A multifunctional binder capable of harvesting light, electronic transport, and photocharging a lithium-ion photobattery

Abstract

The polymer binder in a lithium-ion battery (LIB) plays no electrochemical role, and as such, it is a dead mass. By incorporating functionality into the binder, its role could be expanded to actively participate in the LIB operation. The binder could become photo- and electroactive by incorporating photoresponsive and electronically conductive constitutional components into its structure. Such multifunctional binder was possible by preparing an alternating copolymer consisting of a perylenediimide dye and ethylene oxide. The copolymer was processed to play the role of a conventional binder according to thermal and structural analyses. Microstructural analysis of the composite electrode, complemented with galvanostatic cycling, confirmed the copolymer was suitable for use in a LIB and that it was electronically conductive.
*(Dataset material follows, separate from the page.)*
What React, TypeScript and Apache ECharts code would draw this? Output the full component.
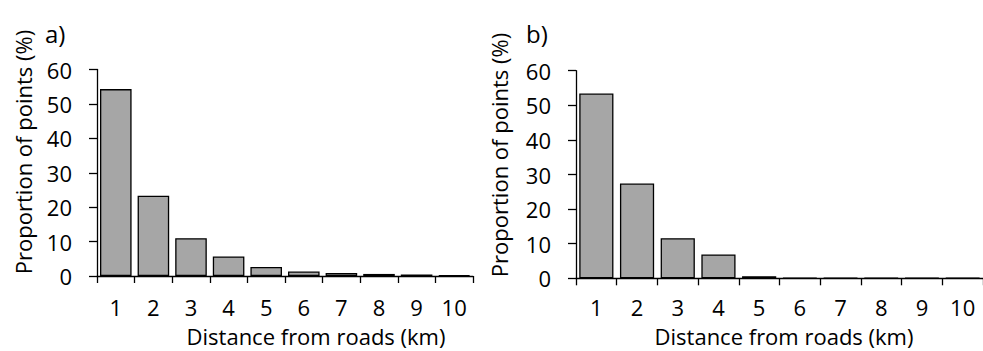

Ultraviolet photoemission and fluorescence spectroscopies combined with electrochemistry confirmed the electronic levels of the copolymer were compatible for sustaining photoinduced electron transfer from LiFePO₄ (LFP) to the excited polymer. The capacity of the binder to harvest sunlight and generate a current by oxidizing LFP in the battery was confirmed by both photocurrent and open-circuit voltage (OCV) measurements during periodic 1-Sun illumination. Systematically analyzing the photoelectrode by FT-IR after illumination provided additional proof that the battery converts and stores electricity from harvested sunlight.